In the president's new angle that his critics are trying to 'rewrite history', those critics might want to point out that his charge would be more timely after he stopped putting so much effort into obstructing any independent inquiry that could allow an accurate first draft of the history to be written. In any case, he must sense now that he's blowing into a fierce wind. The judgement of history hangs over this guy like a sharp, heavy knife. His desperation betrays him. He knows it too."

It's his blogger allies who don't."

I might add that this line of attack takes the American people for fools incapable of arriving at judgements of their own. But they can, they do, and they have. They have turned against this war and slowly come to the conclusion that they were deliberately misled. Questioning the patriotism of the war's critics isn't going to work because a majority of Americans now share that criticism and don't think of themselves as unpatriotic.

11/17/2005 10:01:00 am  
Blogger Adolf Fiinkensein said...

Ackers1. As usual, ten thousand words with no substance.
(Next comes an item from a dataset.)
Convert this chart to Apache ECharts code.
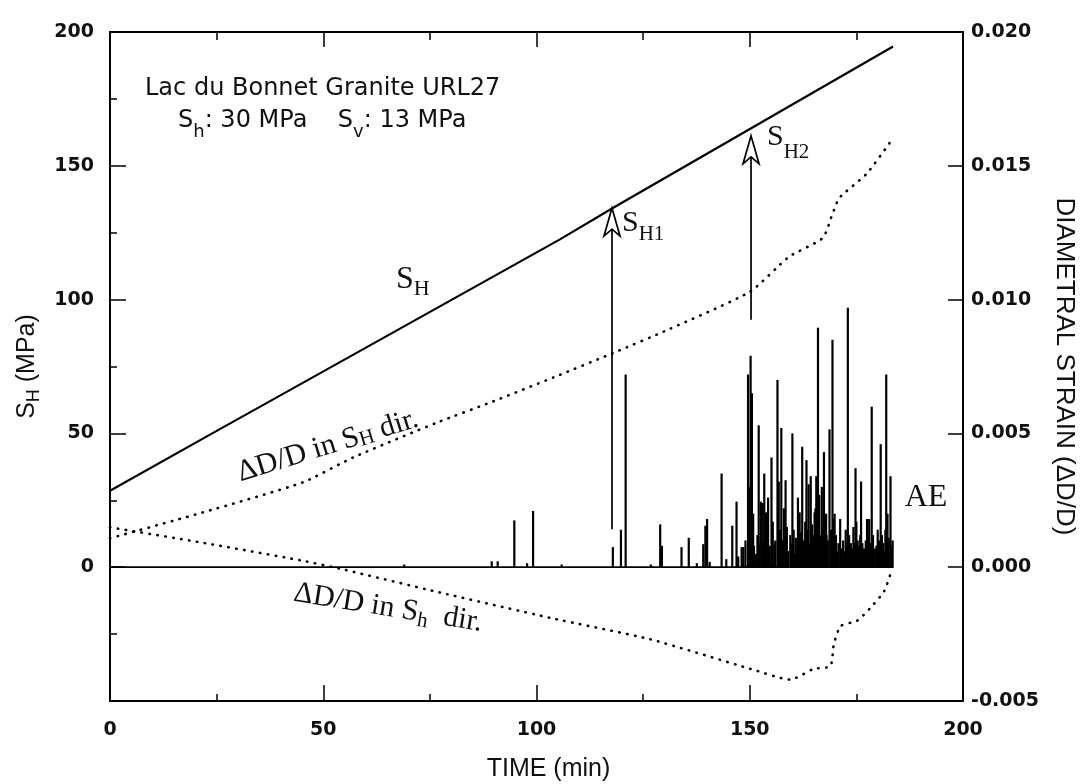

Don't let a few hard facts trip you up.

11/17/2005 10:39:00 am  
Blogger Antarctic Lemur said...

Actually Ackers, I think Bush's low popularity has more to do with domestic issues such as bloated spending and a bad first nominee for the Supreme Court. Conservatives think they're being screwed by a party starting to resemble the Dems of the 1990s: comfortable spending tax dollars rather than achieving anything.

Iraq doesn't appear to be the dominating issue at the moment in the USA.

11/17/2005 10:58:00 am  
Blogger Ackers1 said...

Iraq is up there. It's going to be a cold winter.